There were several standalone viewers, especially for vertical-market applications, but few general-purpose browsers. As with editors, some used SGML-syntax stylesheets to format the display; others used proprietary stylesheet syntax. Formatting systems for printed output typically produced Postscript (pre-PDF days). Some handled SGML input direct, others via an established conversion route; output was formatted using TeX or a proprietary typesetting engine.

Advent 3B2 typesetter
EBT DynaWeb NT server for documents converted with DynaText
Adobe Framemaker+SGML typesetter (FTC’s original had no SGML support)
LaTeX, typesetter, usually via transformation through Omnimark, Balise, Jade, or similar
Citec MultiDoc Pro Publisher standalone browser
Panorama Viewer, an SGML plugin for the Mosaic and Netscape browsers; also the standalone Panorama Publisher
Arbortext Publisher typesetter

There was far more software available which is outside the scope of this report — some of it is now either uncompilable or uninstallable, or was in any case incomplete or experimental at the time. A significant amount was normal commercial software which has suffered the conventional fate of being superseded, falling out of use, or being abandoned when the company failed or was taken over. There are extensive lists of both free and commercial applications in Robin Cover’s SGML/XML Web Pages, and some of the SGML Conference CDs have a considerable amount of freely-distributable and commercial-sample software in subdirectories..
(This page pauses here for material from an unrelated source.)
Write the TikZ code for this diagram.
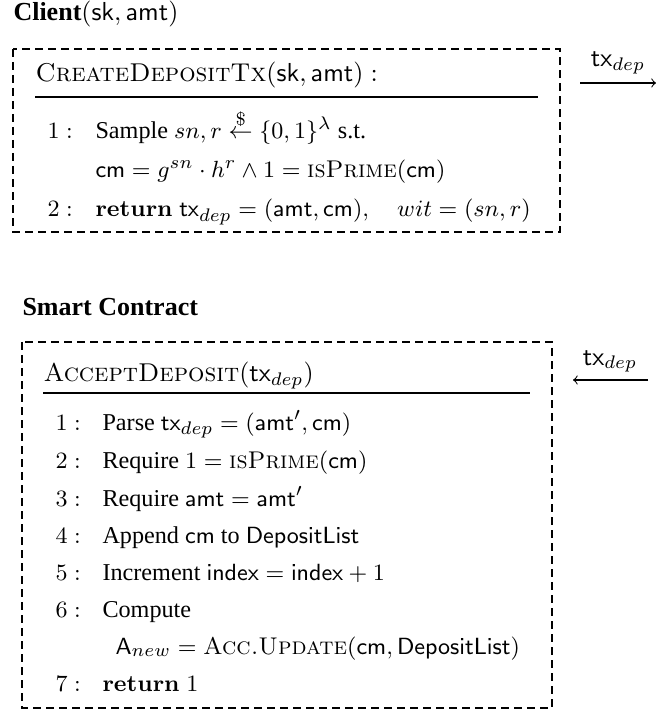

Other categories not covered here include design tools, search engines, and databases. The only three of these of which this author has direct experience (noted below) were Microstar’s Near&Far Designer, Tim Bray’s PAT search engine in the section called “PAT □”, and the SGML DARC document management database in the section called “SGML Darc ☑”.

^[1]In fact, in the authors’ description of the Amsterdam SGML Parser article, the only instances of the term validation are in the formal references to validation services in the SGML standard itself.

^[2]The editor is reputedly being resuscitated and rebuilt using INRIA’s Thot structured editor.